K: Yeah! I mean, I think it’s actually a pretty different band, in terms of setup. I mean, we are going a lot more electronic, with interpretation. But interestingly it’s more intimate than ever, I think, because there’s three people on stage, as opposed to like six or five in the past that I’ve had, a loud drummer, and… now, I’m actually doing more beat work on stage, so I’ll trigger off programmed beats from the record and then I’ll manipulate them live, and kind of … I have a spaceship, basically, that allows me to be quite improvisational. And every night is different, you know, we’re working on this electronic programming, everyone on stage playing synthesizers and kind of – helping to treat the sound and add parts. But it’s a very kind of… bass-heavy performance, it’s very visceral, very physical, very primal, I guess, you really feel everything that you do. I think, again, there’s a lot more space for the voice. Without using a live drummer, you kinda open up a space to make it a little bit more intimate for people. But it’s not stripped down. It’s hard to explain.

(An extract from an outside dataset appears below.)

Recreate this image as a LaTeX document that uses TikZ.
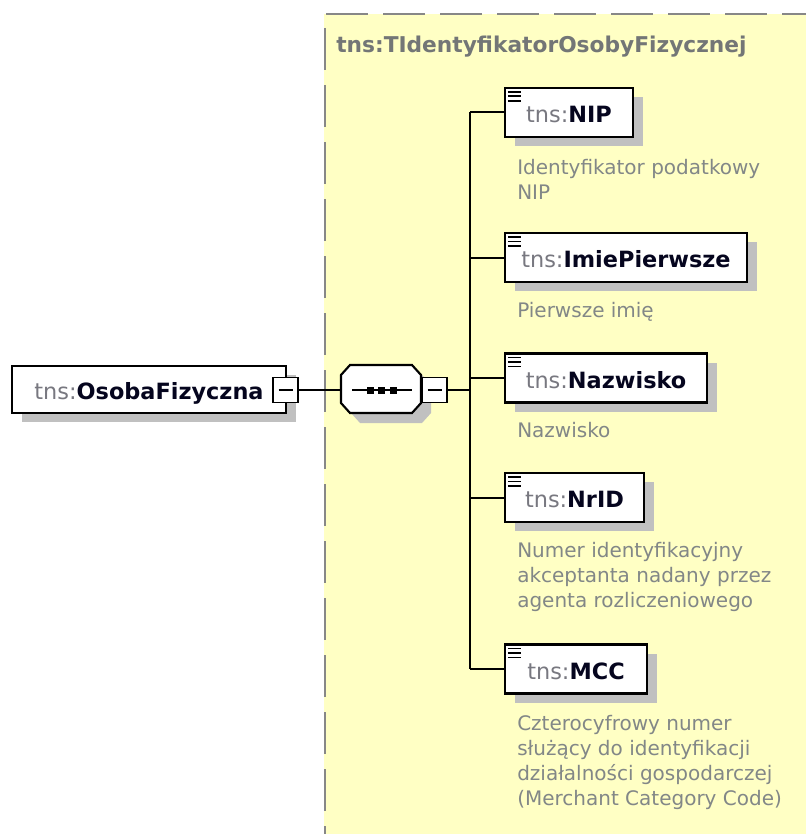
\documentclass[tikz,border=0pt]{standalone}
\usepackage{fontspec}
\setmainfont{DejaVu Sans}
\usetikzlibrary{shadows,calc}
\definecolor{bgyellow}{RGB}{255,255,196}
\definecolor{bordgray}{RGB}{135,135,135}
\definecolor{shadowgray}{RGB}{192,192,192}
\definecolor{tnsgray}{RGB}{120,120,128}
\definecolor{namecol}{RGB}{5,5,30}
\definecolor{descgray}{RGB}{130,135,135}
\definecolor{titlegray}{RGB}{115,118,118}
\tikzset{
  elbox/.style={draw=black, line width=1.6pt, fill=white, inner sep=0pt,
    minimum height=36.75pt, text height=15pt, text depth=0pt,
    font=\fontsize{16.8pt}{20pt}\selectfont,
    drop shadow={shadow xshift=7.5pt, shadow yshift=-6.75pt, fill=shadowgray, opacity=1}},
  seqanchor/.style={inner sep=0pt, minimum width=60pt, minimum height=36pt},
  octline/.style={draw=black, line width=1.6pt, fill=white, line join=miter},
  minusbox/.style={draw=black, line width=1.4pt, fill=white, minimum size=18.75pt, inner sep=0pt},
  conn/.style={line width=1.5pt, draw=black},
  desc/.style={anchor=base west, inner sep=0pt, text=descgray,
    font=\fontsize{15pt}{18.75pt}\selectfont},
  iconline/.style={line width=1.4pt, draw=black},
}
\newcommand{\tnsname}[1]{{\color{tnsgray}tns:}{\color{namecol}\bfseries #1}}
\newcommand{\elicon}[1]{%
  \foreach \dy in {5,9.5,14}{\draw[iconline] ($(#1.north west)+(4,\dy)$) -- ++(13,0);}}
\newcommand{\minussign}[1]{\draw[line width=1.5pt] ($(#1.center)+(-7,0)$) -- ($(#1.center)+(7,0)$);}
% octagon with corners (x1,y1)-(x2,y2), cut 9 x 10
\newcommand{\octagonpath}[4]{(#1+9,#2) -- (#3-9,#2) -- (#3,#2+10) -- (#3,#4-10) -- (#3-9,#4) -- (#1+9,#4) -- (#1,#4-10) -- (#1,#2+10) -- cycle}
\begin{document}
\begin{tikzpicture}[x=0.75pt,y=-0.75pt]
\useasboundingbox (0,0) rectangle (806,834);
% complex type area
\fill[bgyellow] (324,14) rectangle (806,834);
\draw[bordgray, line width=1.5pt, dash pattern=on 31.5pt off 11.25pt] (326,14.5) -- (806,14.5);
\draw[bordgray, line width=1.5pt, dash pattern=on 31.5pt off 11.25pt] (324.8,28) -- (324.8,834);
\node[anchor=base west, inner sep=0pt, text=titlegray, font=\fontsize{16.3pt}{20pt}\selectfont\bfseries] (title) at (336,53) {tns:TIdentyfikatorOsobyFizycznej};

% root element
\node[elbox, minimum width=205.5pt, minimum height=35.25pt] (osoba) at (149,389.5) {\tnsname{OsobaFizyczna}};
\node[minusbox] (osobam) at (285.5,390) {};
\minussign{osobam}

% sequence compositor
\fill[shadowgray] \octagonpath{351}{375}{431}{423};
\draw[octline] \octagonpath{341}{365}{421}{413};
\node[seqanchor] (seq) at (381,389) {};
\draw[line width=1.5pt] (352,390) -- (412,390);
\foreach \cx in {370,381.5,393.5}{\fill[black] (\cx-3.5,386.5) rectangle (\cx+3.5,393.5);}
\node[minusbox] (seqm) at (434.5,390) {};
\minussign{seqm}

% children
\node[elbox, minimum width=96pt] (nip) at (569,112.5) {\tnsname{NIP}};
\node[elbox, minimum width=181.5pt] (imie) at (626,257.5) {\tnsname{ImiePierwsze}};
\node[elbox, minimum width=151.5pt] (nazw) at (606,378) {\tnsname{Nazwisko}};
\node[elbox, minimum width=104.25pt] (nrid) at (574.5,497.5) {\tnsname{NrID}};
\node[elbox, minimum width=106.5pt] (mcc) at (576,669) {\tnsname{MCC}};
\elicon{nip}\elicon{imie}\elicon{nazw}\elicon{nrid}\elicon{mcc}

% descriptions
\node[desc] (nipd) at (517,175) {\begin{tabular}[t]{@{}l@{}}Identyfikator podatkowy\\NIP\end{tabular}};
\node[desc] (imied) at (517,317) {\begin{tabular}[t]{@{}l@{}}Pierwsze imię\end{tabular}};
\node[desc] (nazwd) at (517,437) {\begin{tabular}[t]{@{}l@{}}Nazwisko\end{tabular}};
\node[desc] (nridd) at (517,557) {\begin{tabular}[t]{@{}l@{}}Numer identyfikacyjny\\akceptanta nadany przez\\agenta rozliczeniowego\end{tabular}};
\node[desc] (mccd) at (517,730) {\begin{tabular}[t]{@{}l@{}}Czterocyfrowy numer\\służący do identyfikacji\\działalności gospodarczej\\(Merchant Category Code)\end{tabular}};

% connectors
\coordinate (trunk) at (470,390);
\draw[conn] (osobam.east) -- (osobam.east -| seq.west);
\draw[conn] (seqm.east) -- (trunk);
\draw[conn] (trunk |- nip.west) -- (trunk |- mcc.west);
\foreach \n in {nip,imie,nazw,nrid,mcc}{\draw[conn] (trunk |- \n.west) -- (\n.west);}
\end{tikzpicture}
\end{document}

And it’s a lot more visual. You know, I’ve really gone very deep into the visuals for this album and for the live shows, so it’s all been designed by people who have been a part of the record since the start of the visual and yeah! I’m so excited to share it with people.

MD: Oh, okay. Well maybe we can just touch quickly on the lead single, which was Everybody Knows. Which kind of generated a bunch of interest – it seemed very timely. Did it get the reaction you were looking for? What was your intention when you wrote that song?

K: My intention was just to… release a song that would give a good portal or doorway into what the spirit or the tone, what the mood of the album is. Of course I said that the album covers a lot of different things, but I think one thing that does come across is this kind of boldness and probably a little more sense of directness and of showing myself more. I’m sharing from a deeper place, and I wanted to find a single that would really speak to that experience, and show that maturity in myself to the audience.

Everybody Knows felt like it had this energy to it, the drop, the punchiness of it, but it was also quite vulnerable, you know. So that was the intention when releasing it, but then of course, things take on a different life when you put them into the world, so. People started drawing parallels to other things that were going on culturally, socially, and of course, as an artist, you welcome that. You go, look, if this means something more than what it meant to be, then yeah, let’s work with that. Because here’s the thing, Primal Heart is about the idea that beneath the surface we are all struggling with various forms of oppression, and some have suffered in much deeper ways than others, but it doesn’t invalidate that “everyone knows” pain, knows what it feels like, to have your faith lost in someone, or feel that they’ve been taken advantage of.

So when people used that to represent a bigger cause, I feel that it’s a positive thing. That if that song could speak to a larger issue, then I view that as a good thing.